Moreover, the First Amendment assures the freedom of religious persons and organizations to act politically. It protects the "free expression of religion," which obviously means the expression of religion not only within churches, which even the communists allowed, but also in the public sectors of life, including politics.

So, religious groups and persons have acted on religious principle publicly and politically by supporting the American Revolution, the abolition of slavery, the prohibition of the sale of alcoholic beverages, the passage of the Civil Rights Bill of 1964, the movement against the war in Vietnam, the efforts to restrain abortion and now the attempts to protect the institution of marriage from radical redefinition.

Those are only the big issues. Religious groups and persons act out of religious principle in many other issues of public life. Are all these examples of the violation of church and state? Hardly. They are examples of religious persons and groups acting politically on religiously based moral convictions.

Judaism and Christianity believe in a God who calls those who believe in him to obedience to his will in public as well as private sectors of life. Serious religion has public consequences, not merely private ones. The interaction of religion and politics is both inevitable and necessary. When Kerry says he cannot mix his religion with his politics, he is simply admitting that he is not a serious Catholic.

Both the protections of the First Amendment and the nature of serious religion assure that religion will interact with politics in American public life. The question is not whether this will happen, but rather how. What is constitutionally allowed may not always be wise for religious persons and churches in fact to do.

It is wise for religious persons and churches to recognize that there are several steps made when one moves from unchanging core religious beliefs and values through the developing social teachings of the churches to highly specific public-policy options.

With each step, persons of good will and intelligence make different judgments and can come out for different policies. For example, Christians of good will and intelligence differ strongly on the moral justification for invading Iraq.

Many other considerations besides fundamental religious principle are involved in making specific judgments. Humility about what public policy God wills should be the order of the day. So, a straight line should not be drawn between core religious values and specific public policies.

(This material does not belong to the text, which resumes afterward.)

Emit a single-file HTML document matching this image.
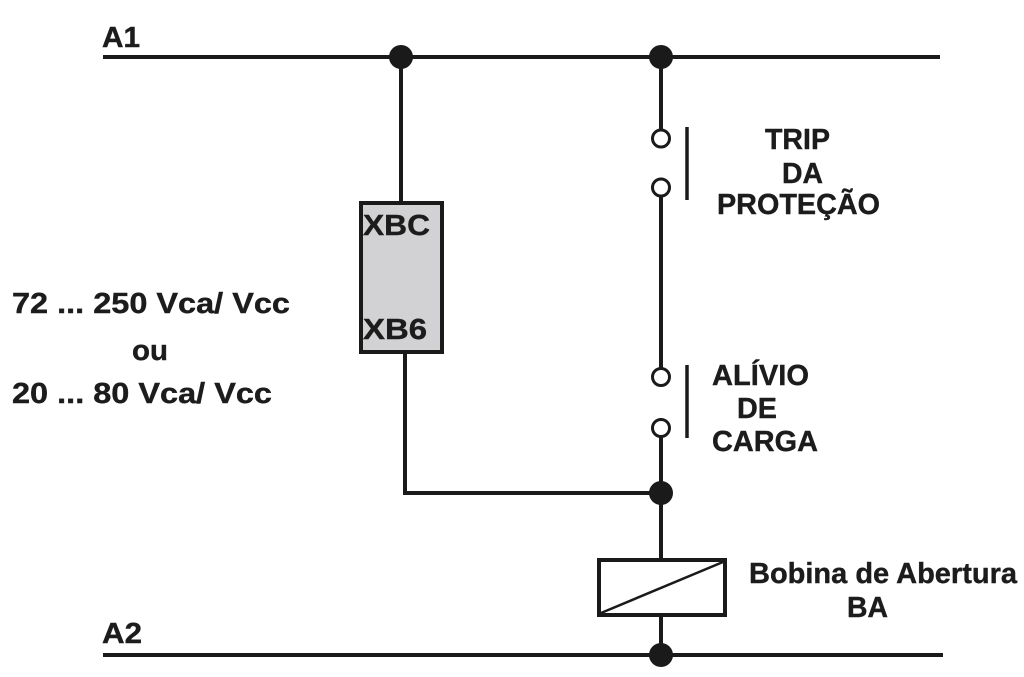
<!DOCTYPE html>
<html>
<head>
<meta charset="utf-8">
<style>
  html, body { margin: 0; padding: 0; background: #ffffff; }
  svg { display: block; }
  text { font-family: "Liberation Sans", Arial, sans-serif; font-weight: bold; font-size: 29px; fill: #1c1c1c; stroke: #1c1c1c; stroke-width: 0.4px; }
</style>
</head>
<body>
<svg width="1024" height="677" viewBox="0 0 1024 677" xmlns="http://www.w3.org/2000/svg">
  <rect x="0" y="0" width="1024" height="677" fill="#ffffff"/>

  <!-- A1 bus -->
  <line x1="103" y1="57" x2="940" y2="57" stroke="#1a1a1a" stroke-width="4"/>
  <text x="102" y="47" textLength="38" lengthAdjust="spacingAndGlyphs">A1</text>

  <!-- A2 bus -->
  <line x1="103" y1="655" x2="943" y2="655" stroke="#1a1a1a" stroke-width="4"/>
  <text x="102" y="643" textLength="40" lengthAdjust="spacingAndGlyphs">A2</text>

  <!-- Left branch: XBC/XB6 box -->
  <line x1="401" y1="57" x2="401" y2="203" stroke="#1a1a1a" stroke-width="4"/>
  <rect x="361" y="203" width="81" height="149" fill="#d2d2d4" stroke="#1a1a1a" stroke-width="4"/>
  <text x="363" y="235" textLength="67" lengthAdjust="spacingAndGlyphs">XBC</text>
  <text x="363" y="339" textLength="64" lengthAdjust="spacingAndGlyphs">XB6</text>
  <polyline points="405,352 405,493 661,493" fill="none" stroke="#1a1a1a" stroke-width="4"/>

  <!-- Right branch -->
  <line x1="661" y1="57" x2="661" y2="130" stroke="#1a1a1a" stroke-width="4"/>
  <circle cx="661" cy="138.5" r="8.5" fill="#ffffff" stroke="#1a1a1a" stroke-width="3"/>
  <circle cx="661" cy="187.5" r="8.5" fill="#ffffff" stroke="#1a1a1a" stroke-width="3"/>
  <line x1="687" y1="127" x2="687" y2="200" stroke="#1a1a1a" stroke-width="3.5"/>
  <line x1="661" y1="196" x2="661" y2="368" stroke="#1a1a1a" stroke-width="4"/>

  <circle cx="661" cy="377" r="8.5" fill="#ffffff" stroke="#1a1a1a" stroke-width="3"/>
  <circle cx="661" cy="428" r="8.5" fill="#ffffff" stroke="#1a1a1a" stroke-width="3"/>
  <line x1="687" y1="365" x2="687" y2="438" stroke="#1a1a1a" stroke-width="3.5"/>
  <line x1="661" y1="437" x2="661" y2="560" stroke="#1a1a1a" stroke-width="4"/>

  <!-- Coil -->
  <rect x="599" y="560" width="126" height="55" fill="#ffffff" stroke="#1a1a1a" stroke-width="4"/>
  <line x1="601" y1="613" x2="723" y2="562" stroke="#1a1a1a" stroke-width="2.5"/>
  <line x1="661" y1="617" x2="661" y2="655" stroke="#1a1a1a" stroke-width="4"/>

  <!-- Junction dots -->
  <circle cx="401" cy="57" r="12" fill="#1a1a1a"/>
  <circle cx="661" cy="57" r="12" fill="#1a1a1a"/>
  <circle cx="661" cy="493" r="12" fill="#1a1a1a"/>
  <circle cx="661" cy="655" r="12" fill="#1a1a1a"/>

  <!-- Left labels -->
  <text x="12" y="313" textLength="278" lengthAdjust="spacingAndGlyphs">72 ... 250 Vca/ Vcc</text>
  <text x="132" y="360" textLength="36" lengthAdjust="spacingAndGlyphs">ou</text>
  <text x="12" y="403" textLength="260" lengthAdjust="spacingAndGlyphs">20 ... 80 Vca/ Vcc</text>

  <!-- TRIP label -->
  <text x="765" y="149" textLength="65" lengthAdjust="spacingAndGlyphs">TRIP</text>
  <text x="782" y="183" textLength="41" lengthAdjust="spacingAndGlyphs">DA</text>
  <text x="717" y="214" textLength="163" lengthAdjust="spacingAndGlyphs">PROTEÇÃO</text>

  <!-- ALIVIO label -->
  <text x="712" y="385" textLength="97" lengthAdjust="spacingAndGlyphs">ALÍVIO</text>
  <text x="737" y="418" textLength="40" lengthAdjust="spacingAndGlyphs">DE</text>
  <text x="712" y="451" textLength="106" lengthAdjust="spacingAndGlyphs">CARGA</text>

  <!-- Coil label -->
  <text x="749" y="583" textLength="268" lengthAdjust="spacingAndGlyphs">Bobina de Abertura</text>
  <text x="847" y="617" textLength="41" lengthAdjust="spacingAndGlyphs">BA</text>
</svg>
</body>
</html>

Such straight-line thinking tends to religionize politics and politicize religion, both of which are dangerous. The politicization of religion destroys religion's integrity and transcendent value. The religionization of politics raises flawed and ambiguous programs to ultimate status.

Religious persons and groups of both the left and right are guilty of this straight-line thinking. The bureaucracies of the mainline denominations - as well as their "ecumenical" organizations (the National Council of Churches, the World Council of Churches) - have drawn so many straight lines from their core religious principles to liberal politics for so long that people doubt whether they operate on religious (rather than political) convictions at all.

Recently, conservative Christian persons and political groups have gotten into the act and run some of the same risks. Jerry Falwell, Pat Robertson and the Washington office of the Southern Baptist Convention all draw too straight a line from the center of Christian conviction to highly partisan politics.

Recently, they have gotten far more attention from the media and the secularists than the liberal denominations simply because they are more effective and, more significantly, on the other side of the issues.

However, my proposal that religious conviction should be indirectly linked to political policy does operate with limits. If the public policy clearly contradicts the core religious and moral convictions of a religious tradition, religious persons (including seriously religious politicians) and organizations must oppose that policy.

For example, many churches declared the system of racial apartheid incompatible with Christian practice and strongly resisted it. Likewise, a number of Catholic bishops thought that Kerry was so out of sync with Catholic teaching on abortion that they were willing to withhold the Eucharist from him.

Serious religion will always interact with politics, but that interaction should be indirect. This interaction is in no way a violation of the separation of church and state.

The separation of church and state is necessary and wholesome for both the church and the state, and so is the interaction of religion and politics, properly practiced.